Chez la plupart des organismes possédant ce système, les espaceurs sont transcrits constitutivement à faible niveau et transformés en petits ARN non codants. En collaboration avec les protéines Cas, codées par des gènes qui sont situés à proximité immédiate des loci CRISPR, les ARN non codants peuvent se lier à l’ADN ou à l’ARN étranger et entraîner leur dégradation [180]. Les loci CRISPR constituent ainsi une mémoire génétique qui permet le rejet ou la dégradation de molécules d’ADN [260]. Lorsqu’une infection par un phage se produit, la transcription des CRISPR est induite [22]. Le système CRISPR qui est composé de séquences hypervariables, confère une immunité contre l’ADN viral et plasmidique. Les protéines du complexe Cas sont impliquées dans l’acquisition de nouveaux espaceurs, dans la transformation des transcrits primaires des CRISPR, voire dans la reconnaissance et la dégradation du matériel génétique étranger. Des loci CRISPR sont présents sur toutes les familles des éléments génétiques mobiles décrits.
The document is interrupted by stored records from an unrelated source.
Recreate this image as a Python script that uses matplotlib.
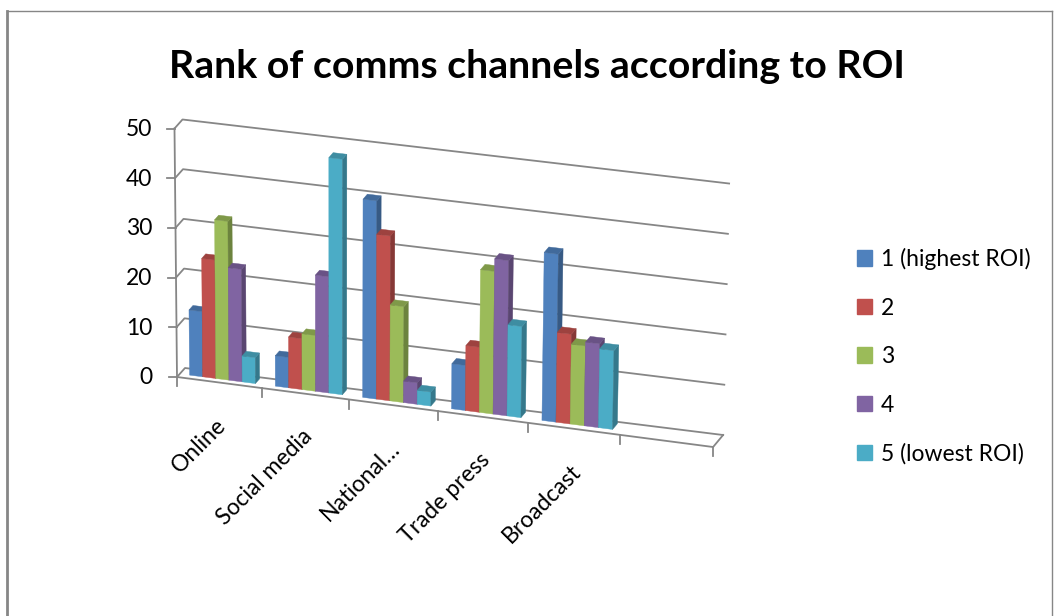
import numpy as np
import matplotlib
matplotlib.use("Agg")
import matplotlib.pyplot as plt
from matplotlib.patches import Polygon, Patch

plt.rcParams["font.family"] = ["Lato", "DejaVu Sans"]

CHANNELS = ["Online", "Social media", "National…", "Trade press", "Broadcast"]
SERIES = ["1 (highest ROI)", "2", "3", "4", "5 (lowest ROI)"]
RANK_1 = [13.1, 6.1, 39.7, 9.0, 33.5]
RANK_2 = [23.8, 10.2, 33.0, 13.0, 17.9]
RANK_3 = [31.9, 11.2, 19.2, 28.5, 15.9]
RANK_4 = [22.6, 23.3, 4.3, 31.0, 16.7]
RANK_5 = [5.2, 47.2, 2.8, 18.2, 15.7]
VALUE_TICKS = [0, 10, 20, 30, 40, 50]

COLORS = ["#4f81bd", "#c0504d", "#9bbb59", "#8064a2", "#4bacc6"]
GRID = "#868686"
LABEL_SIZE = 16.5

# the category axis has one trailing empty slot
N_SLOTS = 6
GAP = 1.5            # gap width between clusters, in bar widths
BAR_FRONT, BAR_BACK = 0.35, 0.85   # bar depth inside the floor (0 = front, 1 = back wall)

# oblique 3-D view, in figure pixels
ORIGIN = (177.0, 377.0)
SLOT_A, SLOT_B = 84.67, 0.78       # slot spacing widens slightly to the right
FLOOR_SLOPE = 0.1306
DEPTH_L, DEPTH_R = (8.0, -9.0), (10.0, -12.0)
VSCALE_L, VSCALE_R = 4.97, 5.03
LEAN_L, LEAN_R = -0.05, 0.12


def project(u, d, v):
    u, d, v = np.broadcast_arrays(np.asarray(u, float), np.asarray(d, float),
                                  np.asarray(v, float))
    t = u / N_SLOTS
    fx = ORIGIN[0] + SLOT_A * u + SLOT_B * u ** 2
    fy = ORIGIN[1] + FLOOR_SLOPE * (fx - ORIGIN[0])
    dx = DEPTH_L[0] + (DEPTH_R[0] - DEPTH_L[0]) * t
    dy = DEPTH_L[1] + (DEPTH_R[1] - DEPTH_L[1]) * t
    scale = VSCALE_L + (VSCALE_R - VSCALE_L) * t
    lean = LEAN_L + (LEAN_R - LEAN_L) * t
    return fx + d * dx + v * lean, fy + d * dy - v * scale


def shade(color, f):
    r, g, b = matplotlib.colors.to_rgb(color)
    return (r * f, g * f, b * f)


def face(ax, pts, color, z):
    xs, ys = project(*np.array(pts).T)
    ax.add_patch(Polygon(np.column_stack([xs, ys]), closed=True, facecolor=color,
                         edgecolor=color, linewidth=0.3, zorder=z))


fig = plt.figure(figsize=(10.57, 6.16), dpi=100)
ax = fig.add_axes([0, 0, 1, 1])
ax.set_xlim(0, 1057)
ax.set_ylim(616, 0)
ax.axis("off")

# chart area border
ax.plot([7, 1052], [11, 11], color=GRID, lw=1.0)
ax.plot([7, 7], [11, 616], color=GRID, lw=2.0)
ax.plot([1052, 1052], [11, 616], color=GRID, lw=1.0)

ax.text(537, 78, "Rank of comms channels according to ROI", ha="center",
        va="baseline", fontsize=28.3, fontweight="bold", color="black")

# gridlines: short side-wall segment, then across the back wall
for v in VALUE_TICKS:
    xs, ys = project([0, 0, N_SLOTS], [0, 1, 1], v)
    ax.plot(xs, ys, color=GRID, lw=1.3, zorder=1)
    ax.plot([xs[0] - 8, xs[0]], [ys[0], ys[0]], color=GRID, lw=1.3, zorder=1)
    ax.text(152, ys[0] + 1, str(v), ha="right", va="center", fontsize=LABEL_SIZE)

# value axis and floor edges
xs, ys = project(0, 0, [0, VALUE_TICKS[-1]])
ax.plot(xs, ys, color=GRID, lw=1.3, zorder=1)
xs, ys = project([0, N_SLOTS, N_SLOTS], [0, 0, 1], 0)
ax.plot(xs, ys, color=GRID, lw=1.3, zorder=1)
for u in range(N_SLOTS + 1):
    tx, ty = project(u, 0, 0)
    ax.plot([tx, tx], [ty, ty + 9], color=GRID, lw=1.3, zorder=1)

# bars, left to right so each bar hides its neighbour's side face
ranks = [RANK_1, RANK_2, RANK_3, RANK_4, RANK_5]
w = 1.0 / (len(SERIES) + GAP)
z = 2
for c in range(len(CHANNELS)):
    for s, vals in enumerate(ranks):
        v = vals[c]
        u0 = c + (GAP / 2 + s) * w
        u1 = u0 + w
        col = COLORS[s]
        face(ax, [(u0, BAR_FRONT, 0), (u1, BAR_FRONT, 0), (u1, BAR_FRONT, v),
                  (u0, BAR_FRONT, v)], col, z)
        face(ax, [(u1, BAR_FRONT, 0), (u1, BAR_BACK, 0), (u1, BAR_BACK, v),
                  (u1, BAR_FRONT, v)], shade(col, 0.7), z)
        face(ax, [(u0, BAR_FRONT, v), (u1, BAR_FRONT, v), (u1, BAR_BACK, v),
                  (u0, BAR_BACK, v)], shade(col, 0.82), z)
        z += 1

# category labels at -45 degrees, ending under each slot centre
for c, name in enumerate(CHANNELS):
    lx, ly = project(c + 0.5, 0, 0)
    ax.text(lx - 4, ly + 32, name, rotation=45, rotation_mode="anchor",
            ha="right", va="top", fontsize=LABEL_SIZE)

handles = [Patch(facecolor=col, edgecolor=col) for col in COLORS]
fig.legend(handles, SERIES, loc="upper left", bbox_to_anchor=(857 / 1057, 1 - 248 / 616),
           frameon=False, fontsize=LABEL_SIZE, handlelength=0.65, handleheight=0.65,
           handletextpad=0.4, labelspacing=1.2, borderpad=0, borderaxespad=0)

fig.savefig("out.png", dpi=100, facecolor="white")
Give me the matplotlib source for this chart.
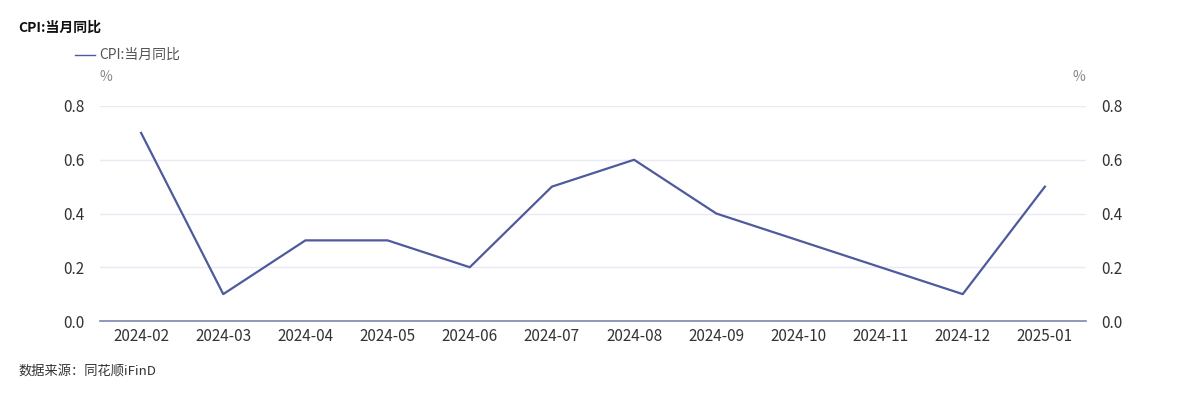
import matplotlib
matplotlib.use('Agg')
import matplotlib.pyplot as plt

plt.rcParams['font.family'] = ['Noto Sans CJK SC', 'DejaVu Sans']

months = ['2024-02', '2024-03', '2024-04', '2024-05', '2024-06', '2024-07',
          '2024-08', '2024-09', '2024-10', '2024-11', '2024-12', '2025-01']
cpi_yoy = [0.7, 0.1, 0.3, 0.3, 0.2, 0.5, 0.6, 0.4, 0.3, 0.2, 0.1, 0.5]
yticks = [0.0, 0.2, 0.4, 0.6, 0.8]

line_color = '#4e5a9c'
grid_color = '#e8eaf6'
text_color = '#333333'

fig = plt.figure(figsize=(11.84, 3.98), dpi=100)
ax = fig.add_axes([100 / 1184, 77 / 398, 986 / 1184, 215 / 398])

x = range(len(months))
ax.plot(x, cpi_yoy, color=line_color, linewidth=1.6)

ax.set_xlim(-0.5, len(months) - 0.5)
ax.set_ylim(0, 0.8)
ax.set_yticks(yticks)
ax.set_yticklabels([f'{v:.1f}' for v in yticks])
ax.set_xticks(list(x))
ax.set_xticklabels(months)

ax.grid(axis='y', color=grid_color, linewidth=1)
ax.set_axisbelow(True)
for s in ['top', 'left', 'right']:
    ax.spines[s].set_visible(False)
ax.spines['bottom'].set_color('#7f86b0')
ax.spines['bottom'].set_linewidth(1.2)

ax.tick_params(axis='x', length=0, pad=5, labelsize=11, labelcolor=text_color)
ax.tick_params(axis='y', length=0, pad=11, labelsize=11, labelcolor=text_color)

# right axis mirrors the left
ax2 = ax.twinx()
ax2.set_ylim(0, 0.8)
ax2.set_yticks(yticks)
ax2.set_yticklabels([f'{v:.1f}' for v in yticks])
ax2.tick_params(axis='y', length=0, pad=11, labelsize=11, labelcolor=text_color)
for s in ['top', 'left', 'right', 'bottom']:
    ax2.spines[s].set_visible(False)

fig.text(18 / 1184, 1 - 28 / 398, 'CPI:当月同比', fontsize=10, fontweight='bold',
         color='#111111', va='center', ha='left')

fig.lines.append(plt.Line2D([75 / 1184, 95 / 1184], [1 - 55 / 398, 1 - 55 / 398],
                            transform=fig.transFigure, color=line_color, linewidth=1))
fig.text(99 / 1184, 1 - 55 / 398, 'CPI:当月同比', fontsize=10, color='#555555',
         va='center', ha='left')

fig.text(106 / 1184, 1 - 77 / 398, '%', fontsize=10, color='#888888', va='center', ha='center')
fig.text(1079 / 1184, 1 - 77 / 398, '%', fontsize=10, color='#888888', va='center', ha='center')

fig.text(18 / 1184, 1 - 371 / 398, '数据来源：同花顺iFinD', fontsize=9.5, color='#333333',
         va='center', ha='left')

fig.savefig('out.png', dpi=100)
Ceci suggère fortement que les systèmes CRISPR-Cas sont capables de se transférer horizontalement [22, 203]. L’impact de la présence des loci CRISPR sur des éléments mobiles reste mal compris mais ils pourraient leur conférer un avantage face à l’invasion d’autres éléments [203]. Beaucoup de facteurs de virulence et de facteurs apportant un avantage sélectif aux bactéries sont portés par des éléments génétiques mobiles. En conclusion, les CRISPR pourraient limiter la dissémination de tels facteurs au sein des populations bactériennes [260].